EXERCISE BRIEF
Output the line that holds "Reproduce this chart", the line that holds "from matplotlib.ticker import", and every line between them, exactly, but none of the pictures.

EXTRACTED MATERIAL
---

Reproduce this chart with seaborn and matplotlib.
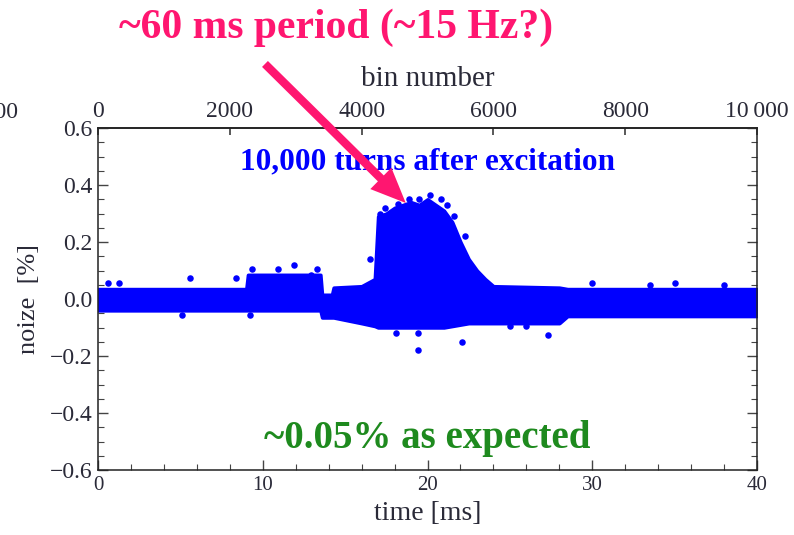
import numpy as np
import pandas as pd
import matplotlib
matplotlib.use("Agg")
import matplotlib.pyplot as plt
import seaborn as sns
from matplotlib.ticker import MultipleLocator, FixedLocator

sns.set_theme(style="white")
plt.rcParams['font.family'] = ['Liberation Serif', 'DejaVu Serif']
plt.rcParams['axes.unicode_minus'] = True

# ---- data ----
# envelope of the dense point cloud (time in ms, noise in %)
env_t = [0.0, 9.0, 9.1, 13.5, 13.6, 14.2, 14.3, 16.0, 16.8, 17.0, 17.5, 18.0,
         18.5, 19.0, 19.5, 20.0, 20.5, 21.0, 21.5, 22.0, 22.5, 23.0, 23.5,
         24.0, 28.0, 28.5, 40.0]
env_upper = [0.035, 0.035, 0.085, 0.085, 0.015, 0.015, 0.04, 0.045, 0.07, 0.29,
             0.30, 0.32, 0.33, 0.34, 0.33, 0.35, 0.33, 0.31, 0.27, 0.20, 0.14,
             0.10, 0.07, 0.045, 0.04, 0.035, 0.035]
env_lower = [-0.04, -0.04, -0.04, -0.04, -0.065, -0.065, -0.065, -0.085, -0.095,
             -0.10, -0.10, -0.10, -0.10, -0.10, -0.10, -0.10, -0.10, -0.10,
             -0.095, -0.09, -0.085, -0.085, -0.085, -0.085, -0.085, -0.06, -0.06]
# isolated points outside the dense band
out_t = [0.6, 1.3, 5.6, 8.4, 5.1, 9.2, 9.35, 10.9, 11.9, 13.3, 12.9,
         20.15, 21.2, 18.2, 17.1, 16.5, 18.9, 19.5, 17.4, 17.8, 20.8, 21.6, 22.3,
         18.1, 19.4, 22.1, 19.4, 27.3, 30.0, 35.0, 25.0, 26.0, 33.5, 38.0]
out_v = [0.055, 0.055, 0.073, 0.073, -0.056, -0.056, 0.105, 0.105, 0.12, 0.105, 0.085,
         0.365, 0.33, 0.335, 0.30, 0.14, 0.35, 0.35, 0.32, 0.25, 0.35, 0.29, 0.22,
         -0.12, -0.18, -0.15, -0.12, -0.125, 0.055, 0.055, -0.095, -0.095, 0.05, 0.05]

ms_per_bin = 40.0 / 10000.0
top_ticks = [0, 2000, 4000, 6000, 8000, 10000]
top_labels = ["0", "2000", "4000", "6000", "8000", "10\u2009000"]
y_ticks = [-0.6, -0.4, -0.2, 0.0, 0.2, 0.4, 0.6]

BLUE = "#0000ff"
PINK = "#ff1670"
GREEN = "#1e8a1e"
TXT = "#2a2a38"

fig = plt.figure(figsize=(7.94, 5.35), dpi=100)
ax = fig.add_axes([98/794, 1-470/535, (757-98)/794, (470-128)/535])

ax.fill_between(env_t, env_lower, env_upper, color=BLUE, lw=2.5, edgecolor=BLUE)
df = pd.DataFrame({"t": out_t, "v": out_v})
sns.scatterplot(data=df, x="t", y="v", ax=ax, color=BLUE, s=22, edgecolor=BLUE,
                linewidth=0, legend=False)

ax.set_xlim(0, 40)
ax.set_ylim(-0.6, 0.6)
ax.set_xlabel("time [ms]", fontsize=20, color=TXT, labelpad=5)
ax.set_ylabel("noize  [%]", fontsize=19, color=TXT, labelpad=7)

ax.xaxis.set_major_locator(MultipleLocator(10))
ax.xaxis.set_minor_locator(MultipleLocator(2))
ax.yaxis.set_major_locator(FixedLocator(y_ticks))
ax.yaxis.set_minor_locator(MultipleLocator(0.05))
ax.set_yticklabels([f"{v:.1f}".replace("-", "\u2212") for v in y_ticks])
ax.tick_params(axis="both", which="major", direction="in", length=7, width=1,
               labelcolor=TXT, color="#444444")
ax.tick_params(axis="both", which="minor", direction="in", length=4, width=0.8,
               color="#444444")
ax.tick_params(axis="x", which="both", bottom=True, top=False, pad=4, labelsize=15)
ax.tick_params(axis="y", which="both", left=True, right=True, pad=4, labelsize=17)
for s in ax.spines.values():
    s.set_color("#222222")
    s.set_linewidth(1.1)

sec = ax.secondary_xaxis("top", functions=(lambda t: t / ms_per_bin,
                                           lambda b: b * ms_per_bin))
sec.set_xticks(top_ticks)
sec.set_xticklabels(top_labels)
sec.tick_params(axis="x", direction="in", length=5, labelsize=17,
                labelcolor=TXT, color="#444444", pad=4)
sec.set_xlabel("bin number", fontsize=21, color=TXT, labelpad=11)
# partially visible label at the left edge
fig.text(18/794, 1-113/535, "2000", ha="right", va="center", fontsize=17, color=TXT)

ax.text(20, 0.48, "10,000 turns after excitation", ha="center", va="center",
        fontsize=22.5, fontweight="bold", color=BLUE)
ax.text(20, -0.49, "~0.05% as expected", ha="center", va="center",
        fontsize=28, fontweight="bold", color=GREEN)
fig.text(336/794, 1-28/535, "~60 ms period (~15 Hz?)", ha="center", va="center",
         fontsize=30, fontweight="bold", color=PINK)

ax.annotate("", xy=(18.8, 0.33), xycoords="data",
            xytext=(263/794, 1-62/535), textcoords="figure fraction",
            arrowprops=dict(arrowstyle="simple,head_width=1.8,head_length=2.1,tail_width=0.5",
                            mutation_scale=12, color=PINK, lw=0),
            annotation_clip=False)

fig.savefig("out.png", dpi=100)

---

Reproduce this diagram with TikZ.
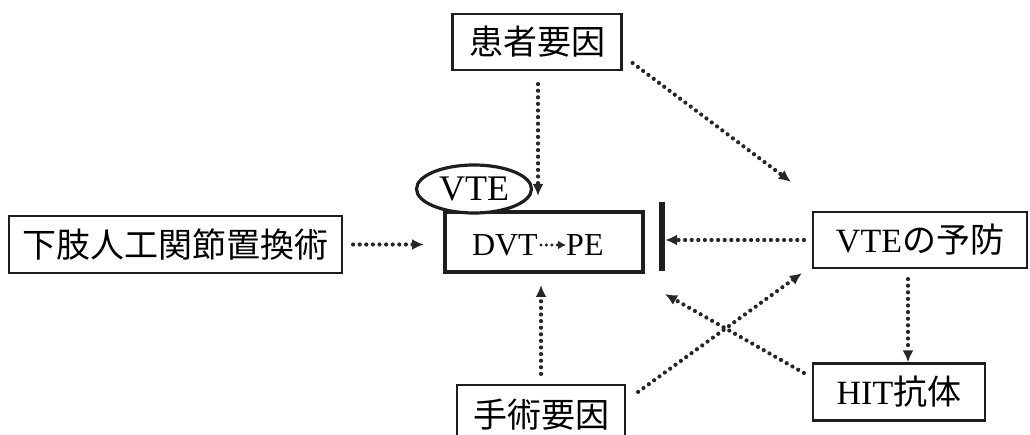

---

PROBLEM SOLUTION
Reproduce this chart with seaborn and matplotlib.
import numpy as np
import pandas as pd
import matplotlib
matplotlib.use("Agg")
import matplotlib.pyplot as plt
import seaborn as sns
from matplotlib.ticker import MultipleLocator, FixedLocator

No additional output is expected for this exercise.